Show every line below where "this" can be found.

Given data |
**********
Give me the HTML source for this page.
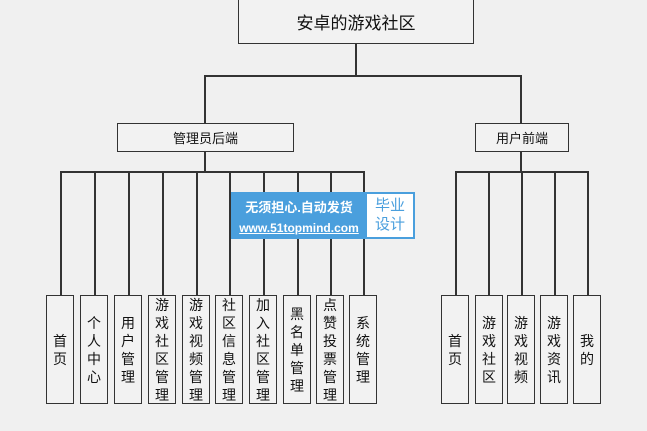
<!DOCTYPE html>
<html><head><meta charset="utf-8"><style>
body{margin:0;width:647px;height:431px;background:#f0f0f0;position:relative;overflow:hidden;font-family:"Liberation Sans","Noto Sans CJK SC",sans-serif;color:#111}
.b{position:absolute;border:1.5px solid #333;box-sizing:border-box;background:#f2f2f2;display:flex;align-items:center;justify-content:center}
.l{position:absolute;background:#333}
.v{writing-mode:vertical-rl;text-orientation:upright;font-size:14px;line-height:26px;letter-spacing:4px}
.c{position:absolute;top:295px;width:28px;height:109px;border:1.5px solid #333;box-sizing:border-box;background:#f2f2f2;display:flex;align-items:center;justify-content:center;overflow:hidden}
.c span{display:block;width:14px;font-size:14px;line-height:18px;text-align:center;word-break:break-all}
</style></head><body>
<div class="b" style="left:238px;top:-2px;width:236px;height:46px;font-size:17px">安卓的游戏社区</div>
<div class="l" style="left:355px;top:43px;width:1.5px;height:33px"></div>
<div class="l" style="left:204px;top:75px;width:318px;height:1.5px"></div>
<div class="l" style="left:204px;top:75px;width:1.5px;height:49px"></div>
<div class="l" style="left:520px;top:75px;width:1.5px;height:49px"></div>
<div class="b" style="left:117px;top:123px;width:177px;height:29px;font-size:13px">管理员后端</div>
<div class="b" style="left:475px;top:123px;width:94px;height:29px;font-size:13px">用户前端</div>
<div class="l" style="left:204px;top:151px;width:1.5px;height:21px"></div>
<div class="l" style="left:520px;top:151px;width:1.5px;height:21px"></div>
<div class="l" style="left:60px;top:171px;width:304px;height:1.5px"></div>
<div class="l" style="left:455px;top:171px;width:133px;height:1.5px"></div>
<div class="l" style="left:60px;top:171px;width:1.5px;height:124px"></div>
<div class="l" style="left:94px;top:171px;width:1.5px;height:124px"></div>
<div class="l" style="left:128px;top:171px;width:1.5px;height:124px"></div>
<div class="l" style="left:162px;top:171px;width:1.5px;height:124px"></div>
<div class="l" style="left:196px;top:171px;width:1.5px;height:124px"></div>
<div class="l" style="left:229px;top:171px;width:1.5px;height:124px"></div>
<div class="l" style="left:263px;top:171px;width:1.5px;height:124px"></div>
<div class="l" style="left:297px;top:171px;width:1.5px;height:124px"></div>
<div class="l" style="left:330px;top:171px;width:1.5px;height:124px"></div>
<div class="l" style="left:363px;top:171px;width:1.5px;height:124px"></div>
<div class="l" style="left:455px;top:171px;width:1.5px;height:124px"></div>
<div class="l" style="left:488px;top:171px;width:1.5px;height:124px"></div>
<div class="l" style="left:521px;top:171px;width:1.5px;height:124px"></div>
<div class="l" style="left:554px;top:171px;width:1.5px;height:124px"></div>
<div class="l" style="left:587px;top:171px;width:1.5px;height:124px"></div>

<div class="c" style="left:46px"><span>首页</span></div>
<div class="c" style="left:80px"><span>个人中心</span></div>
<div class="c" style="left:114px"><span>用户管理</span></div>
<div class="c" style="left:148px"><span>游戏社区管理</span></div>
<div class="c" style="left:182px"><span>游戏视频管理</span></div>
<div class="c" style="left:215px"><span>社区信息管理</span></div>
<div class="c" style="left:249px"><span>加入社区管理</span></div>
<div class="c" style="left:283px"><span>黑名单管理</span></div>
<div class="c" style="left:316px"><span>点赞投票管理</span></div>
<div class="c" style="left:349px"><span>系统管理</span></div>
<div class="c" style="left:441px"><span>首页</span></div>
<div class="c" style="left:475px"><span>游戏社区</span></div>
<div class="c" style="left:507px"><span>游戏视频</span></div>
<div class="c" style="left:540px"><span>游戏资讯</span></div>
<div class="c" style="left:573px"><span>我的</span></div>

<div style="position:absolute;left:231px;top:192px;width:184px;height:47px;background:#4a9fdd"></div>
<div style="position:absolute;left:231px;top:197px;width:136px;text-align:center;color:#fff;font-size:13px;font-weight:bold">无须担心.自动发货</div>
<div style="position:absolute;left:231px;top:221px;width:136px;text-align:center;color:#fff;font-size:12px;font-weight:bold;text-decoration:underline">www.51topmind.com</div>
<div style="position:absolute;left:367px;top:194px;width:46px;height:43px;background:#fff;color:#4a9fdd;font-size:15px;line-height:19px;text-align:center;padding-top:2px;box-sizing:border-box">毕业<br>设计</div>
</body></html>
**********
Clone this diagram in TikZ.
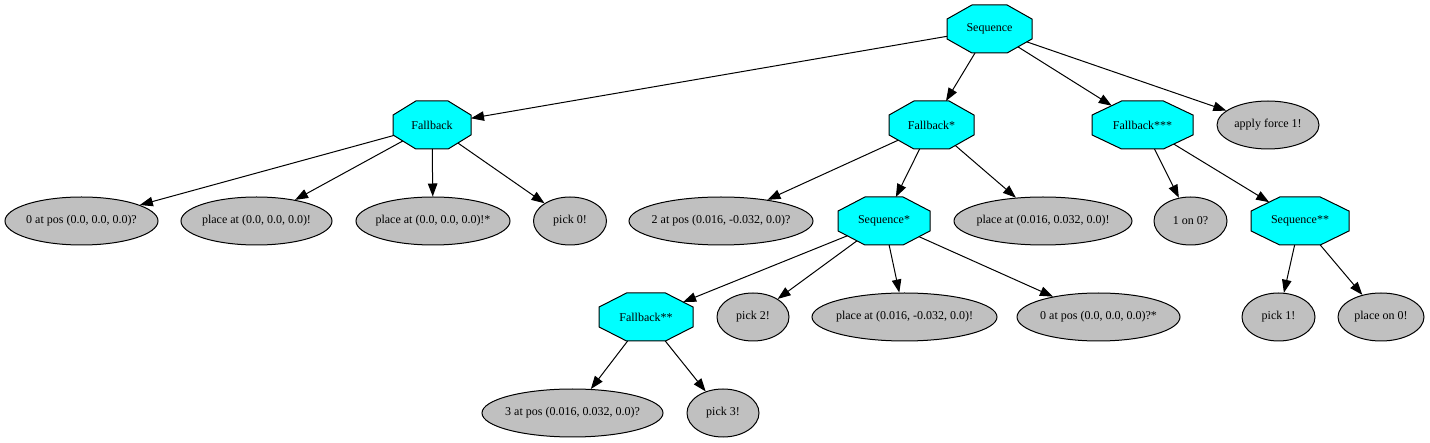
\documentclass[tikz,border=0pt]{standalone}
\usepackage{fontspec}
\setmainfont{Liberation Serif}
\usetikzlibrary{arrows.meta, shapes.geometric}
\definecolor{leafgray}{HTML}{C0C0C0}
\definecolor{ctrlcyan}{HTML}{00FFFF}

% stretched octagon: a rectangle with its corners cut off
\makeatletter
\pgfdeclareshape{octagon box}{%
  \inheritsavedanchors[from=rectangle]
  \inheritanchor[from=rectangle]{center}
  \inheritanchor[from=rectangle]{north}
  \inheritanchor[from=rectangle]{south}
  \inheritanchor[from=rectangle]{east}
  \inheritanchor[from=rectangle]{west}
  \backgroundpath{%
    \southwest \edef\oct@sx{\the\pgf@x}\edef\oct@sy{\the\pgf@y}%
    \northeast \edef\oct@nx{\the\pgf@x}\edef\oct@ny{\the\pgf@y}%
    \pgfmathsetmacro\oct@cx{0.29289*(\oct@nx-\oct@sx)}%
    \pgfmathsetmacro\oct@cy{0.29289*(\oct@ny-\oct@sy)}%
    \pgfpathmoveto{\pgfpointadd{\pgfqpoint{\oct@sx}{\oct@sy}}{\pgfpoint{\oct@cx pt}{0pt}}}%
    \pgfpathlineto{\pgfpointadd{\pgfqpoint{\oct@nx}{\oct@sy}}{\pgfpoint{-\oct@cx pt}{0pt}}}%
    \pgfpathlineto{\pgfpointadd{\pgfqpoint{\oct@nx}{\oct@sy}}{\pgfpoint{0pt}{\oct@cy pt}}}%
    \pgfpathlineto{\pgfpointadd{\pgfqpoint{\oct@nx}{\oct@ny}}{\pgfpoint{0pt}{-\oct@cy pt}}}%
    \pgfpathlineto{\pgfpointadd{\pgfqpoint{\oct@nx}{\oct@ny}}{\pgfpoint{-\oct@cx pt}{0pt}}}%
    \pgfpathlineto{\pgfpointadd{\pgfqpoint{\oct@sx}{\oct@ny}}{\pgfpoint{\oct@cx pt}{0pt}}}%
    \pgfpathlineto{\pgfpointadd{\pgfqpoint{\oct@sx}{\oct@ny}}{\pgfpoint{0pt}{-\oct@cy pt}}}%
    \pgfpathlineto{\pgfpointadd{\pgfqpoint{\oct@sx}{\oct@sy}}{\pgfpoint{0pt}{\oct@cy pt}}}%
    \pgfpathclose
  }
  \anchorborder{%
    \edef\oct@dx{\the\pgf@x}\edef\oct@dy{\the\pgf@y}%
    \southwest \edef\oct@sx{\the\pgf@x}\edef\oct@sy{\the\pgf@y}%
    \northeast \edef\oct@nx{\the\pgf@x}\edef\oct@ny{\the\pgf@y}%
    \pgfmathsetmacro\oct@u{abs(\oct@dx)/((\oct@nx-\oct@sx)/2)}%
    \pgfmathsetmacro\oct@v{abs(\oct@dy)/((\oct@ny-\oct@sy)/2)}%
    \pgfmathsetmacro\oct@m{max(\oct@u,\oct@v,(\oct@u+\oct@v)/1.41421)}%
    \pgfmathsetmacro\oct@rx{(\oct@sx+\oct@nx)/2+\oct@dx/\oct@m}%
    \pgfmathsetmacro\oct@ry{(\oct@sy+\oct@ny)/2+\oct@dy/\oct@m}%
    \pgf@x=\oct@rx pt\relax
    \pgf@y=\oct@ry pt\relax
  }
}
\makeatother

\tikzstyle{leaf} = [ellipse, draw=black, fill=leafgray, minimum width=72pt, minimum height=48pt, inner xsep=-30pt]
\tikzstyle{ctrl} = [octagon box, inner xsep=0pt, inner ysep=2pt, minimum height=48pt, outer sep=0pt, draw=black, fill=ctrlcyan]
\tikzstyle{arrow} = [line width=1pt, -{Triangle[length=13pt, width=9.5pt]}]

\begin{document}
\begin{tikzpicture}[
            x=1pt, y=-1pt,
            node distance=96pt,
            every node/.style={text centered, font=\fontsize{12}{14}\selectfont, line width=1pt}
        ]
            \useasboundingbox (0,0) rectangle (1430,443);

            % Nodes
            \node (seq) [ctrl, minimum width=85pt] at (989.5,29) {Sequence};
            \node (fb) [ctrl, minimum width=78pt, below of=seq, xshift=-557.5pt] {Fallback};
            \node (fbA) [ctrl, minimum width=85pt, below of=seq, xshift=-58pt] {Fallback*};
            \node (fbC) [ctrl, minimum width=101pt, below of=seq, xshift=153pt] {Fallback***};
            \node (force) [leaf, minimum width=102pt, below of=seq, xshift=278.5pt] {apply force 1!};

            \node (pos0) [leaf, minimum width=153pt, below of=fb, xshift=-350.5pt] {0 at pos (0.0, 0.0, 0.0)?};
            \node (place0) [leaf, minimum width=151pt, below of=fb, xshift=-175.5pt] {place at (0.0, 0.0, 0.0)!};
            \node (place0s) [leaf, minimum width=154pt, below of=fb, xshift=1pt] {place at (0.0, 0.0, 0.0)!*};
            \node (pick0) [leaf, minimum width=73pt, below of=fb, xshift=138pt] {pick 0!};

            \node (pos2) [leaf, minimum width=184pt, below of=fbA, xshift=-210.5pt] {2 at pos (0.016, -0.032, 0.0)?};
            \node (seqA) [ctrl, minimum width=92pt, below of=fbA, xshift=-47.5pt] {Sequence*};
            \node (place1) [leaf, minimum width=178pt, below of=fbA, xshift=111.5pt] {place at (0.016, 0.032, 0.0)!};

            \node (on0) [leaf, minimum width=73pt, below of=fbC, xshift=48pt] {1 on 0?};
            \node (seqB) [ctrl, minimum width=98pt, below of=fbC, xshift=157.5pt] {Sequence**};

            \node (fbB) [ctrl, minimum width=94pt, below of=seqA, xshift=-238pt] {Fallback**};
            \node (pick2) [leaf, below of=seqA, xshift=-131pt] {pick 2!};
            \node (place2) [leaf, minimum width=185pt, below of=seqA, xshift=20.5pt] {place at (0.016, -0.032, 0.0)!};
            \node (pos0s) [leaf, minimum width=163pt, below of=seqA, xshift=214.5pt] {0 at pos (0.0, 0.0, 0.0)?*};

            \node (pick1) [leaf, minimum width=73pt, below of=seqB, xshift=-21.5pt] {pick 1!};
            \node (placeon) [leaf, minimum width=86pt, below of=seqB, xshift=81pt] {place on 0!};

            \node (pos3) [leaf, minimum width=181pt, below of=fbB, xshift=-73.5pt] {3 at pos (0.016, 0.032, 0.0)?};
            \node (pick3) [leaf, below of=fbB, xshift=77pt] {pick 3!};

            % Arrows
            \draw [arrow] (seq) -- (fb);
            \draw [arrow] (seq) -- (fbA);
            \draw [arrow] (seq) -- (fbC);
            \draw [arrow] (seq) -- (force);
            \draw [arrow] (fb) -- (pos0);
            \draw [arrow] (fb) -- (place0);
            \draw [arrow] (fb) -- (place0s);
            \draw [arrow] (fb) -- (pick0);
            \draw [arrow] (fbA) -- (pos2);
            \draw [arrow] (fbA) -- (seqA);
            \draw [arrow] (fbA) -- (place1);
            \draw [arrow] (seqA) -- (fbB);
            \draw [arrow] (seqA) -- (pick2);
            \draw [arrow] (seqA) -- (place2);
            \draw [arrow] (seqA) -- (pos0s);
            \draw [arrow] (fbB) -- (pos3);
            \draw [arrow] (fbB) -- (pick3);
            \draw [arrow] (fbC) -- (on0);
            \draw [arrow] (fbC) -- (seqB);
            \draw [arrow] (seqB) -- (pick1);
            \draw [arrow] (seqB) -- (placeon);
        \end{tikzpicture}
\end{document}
**********
Worked solution |
Give me the HTML source for this page.
Clone this diagram in TikZ.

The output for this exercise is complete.